▶ **DATA BLOCK**
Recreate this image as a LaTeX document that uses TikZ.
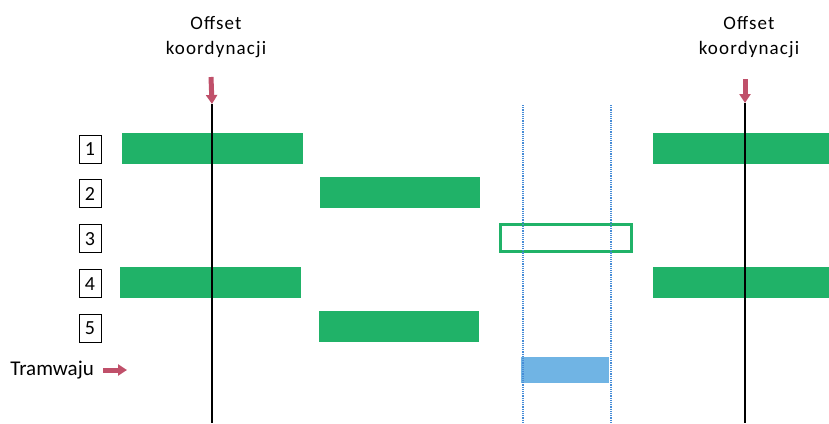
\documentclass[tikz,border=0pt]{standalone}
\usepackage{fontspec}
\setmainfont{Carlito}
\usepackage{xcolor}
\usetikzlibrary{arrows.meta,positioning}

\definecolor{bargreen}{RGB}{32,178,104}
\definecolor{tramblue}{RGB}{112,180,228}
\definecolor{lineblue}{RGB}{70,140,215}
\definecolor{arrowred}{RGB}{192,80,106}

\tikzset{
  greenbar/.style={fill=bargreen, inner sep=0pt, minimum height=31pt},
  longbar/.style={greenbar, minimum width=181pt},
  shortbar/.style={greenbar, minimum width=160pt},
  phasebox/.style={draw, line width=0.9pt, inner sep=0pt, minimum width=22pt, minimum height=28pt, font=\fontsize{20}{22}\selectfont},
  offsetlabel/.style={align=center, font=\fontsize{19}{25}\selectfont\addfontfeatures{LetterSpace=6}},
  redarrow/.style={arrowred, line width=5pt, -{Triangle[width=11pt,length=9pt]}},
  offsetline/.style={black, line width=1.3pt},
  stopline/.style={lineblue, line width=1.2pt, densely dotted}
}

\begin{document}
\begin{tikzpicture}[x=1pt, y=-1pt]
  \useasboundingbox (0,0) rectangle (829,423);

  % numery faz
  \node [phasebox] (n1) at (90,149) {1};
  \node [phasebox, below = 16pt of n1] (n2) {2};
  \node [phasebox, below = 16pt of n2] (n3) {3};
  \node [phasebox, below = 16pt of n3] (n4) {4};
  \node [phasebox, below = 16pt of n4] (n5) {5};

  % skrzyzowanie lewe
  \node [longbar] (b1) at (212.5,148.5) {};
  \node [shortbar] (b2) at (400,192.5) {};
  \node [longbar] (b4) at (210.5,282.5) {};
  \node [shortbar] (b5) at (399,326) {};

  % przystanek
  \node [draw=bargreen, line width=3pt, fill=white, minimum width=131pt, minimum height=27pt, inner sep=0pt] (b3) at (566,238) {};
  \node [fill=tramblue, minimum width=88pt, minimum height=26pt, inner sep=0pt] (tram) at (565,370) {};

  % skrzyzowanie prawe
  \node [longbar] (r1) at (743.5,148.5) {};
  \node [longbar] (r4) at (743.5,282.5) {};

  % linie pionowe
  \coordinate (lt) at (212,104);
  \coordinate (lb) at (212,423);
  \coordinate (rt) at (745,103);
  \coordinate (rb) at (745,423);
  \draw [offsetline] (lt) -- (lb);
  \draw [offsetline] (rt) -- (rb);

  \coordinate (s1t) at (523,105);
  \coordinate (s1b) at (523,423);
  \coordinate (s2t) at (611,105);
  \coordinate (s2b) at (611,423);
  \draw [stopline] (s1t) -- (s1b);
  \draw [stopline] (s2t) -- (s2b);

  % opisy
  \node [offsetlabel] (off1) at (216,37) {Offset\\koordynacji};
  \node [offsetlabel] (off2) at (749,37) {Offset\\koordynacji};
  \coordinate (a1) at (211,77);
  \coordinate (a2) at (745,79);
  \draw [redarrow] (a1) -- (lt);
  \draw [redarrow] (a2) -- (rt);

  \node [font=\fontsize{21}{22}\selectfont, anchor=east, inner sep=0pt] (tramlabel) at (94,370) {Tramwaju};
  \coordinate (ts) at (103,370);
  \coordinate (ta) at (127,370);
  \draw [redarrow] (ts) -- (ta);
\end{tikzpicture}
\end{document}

▶ **GIVEN PROBLEM**
Replicate the material above verbatim; images stay out of the copy.

▶ **ANSWER TO THIS PROBLEM**
Recreate this image as a LaTeX document that uses TikZ.
\documentclass[tikz,border=0pt]{standalone}
\usepackage{fontspec}
\setmainfont{Carlito}
\usepackage{xcolor}
\usetikzlibrary{arrows.meta,positioning}

\definecolor{bargreen}{RGB}{32,178,104}
\definecolor{tramblue}{RGB}{112,180,228}
\definecolor{lineblue}{RGB}{70,140,215}
\definecolor{arrowred}{RGB}{192,80,106}

\tikzset{
  greenbar/.style={fill=bargreen, inner sep=0pt, minimum height=31pt},
  longbar/.style={greenbar, minimum width=181pt},
  shortbar/.style={greenbar, minimum width=160pt},
  phasebox/.style={draw, line width=0.9pt, inner sep=0pt, minimum width=22pt, minimum height=28pt, font=\fontsize{20}{22}\selectfont},
  offsetlabel/.style={align=center, font=\fontsize{19}{25}\selectfont\addfontfeatures{LetterSpace=6}},
  redarrow/.style={arrowred, line width=5pt, -{Triangle[width=11pt,length=9pt]}},
  offsetline/.style={black, line width=1.3pt},
  stopline/.style={lineblue, line width=1.2pt, densely dotted}
}

\begin{document}
\begin{tikzpicture}[x=1pt, y=-1pt]
  \useasboundingbox (0,0) rectangle (829,423);

  % numery faz
  \node [phasebox] (n1) at (90,149) {1};
  \node [phasebox, below = 16pt of n1] (n2) {2};
  \node [phasebox, below = 16pt of n2] (n3) {3};
  \node [phasebox, below = 16pt of n3] (n4) {4};
  \node [phasebox, below = 16pt of n4] (n5) {5};

  % skrzyzowanie lewe
  \node [longbar] (b1) at (212.5,148.5) {};
  \node [shortbar] (b2) at (400,192.5) {};
  \node [longbar] (b4) at (210.5,282.5) {};
  \node [shortbar] (b5) at (399,326) {};

  % przystanek
  \node [draw=bargreen, line width=3pt, fill=white, minimum width=131pt, minimum height=27pt, inner sep=0pt] (b3) at (566,238) {};
  \node [fill=tramblue, minimum width=88pt, minimum height=26pt, inner sep=0pt] (tram) at (565,370) {};

  % skrzyzowanie prawe
  \node [longbar] (r1) at (743.5,148.5) {};
  \node [longbar] (r4) at (743.5,282.5) {};

  % linie pionowe
  \coordinate (lt) at (212,104);
  \coordinate (lb) at (212,423);
  \coordinate (rt) at (745,103);
  \coordinate (rb) at (745,423);
  \draw [offsetline] (lt) -- (lb);
  \draw [offsetline] (rt) -- (rb);

  \coordinate (s1t) at (523,105);
  \coordinate (s1b) at (523,423);
  \coordinate (s2t) at (611,105);
  \coordinate (s2b) at (611,423);
  \draw [stopline] (s1t) -- (s1b);
  \draw [stopline] (s2t) -- (s2b);

  % opisy
  \node [offsetlabel] (off1) at (216,37) {Offset\\koordynacji};
  \node [offsetlabel] (off2) at (749,37) {Offset\\koordynacji};
  \coordinate (a1) at (211,77);
  \coordinate (a2) at (745,79);
  \draw [redarrow] (a1) -- (lt);
  \draw [redarrow] (a2) -- (rt);

  \node [font=\fontsize{21}{22}\selectfont, anchor=east, inner sep=0pt] (tramlabel) at (94,370) {Tramwaju};
  \coordinate (ts) at (103,370);
  \coordinate (ta) at (127,370);
  \draw [redarrow] (ts) -- (ta);
\end{tikzpicture}
\end{document}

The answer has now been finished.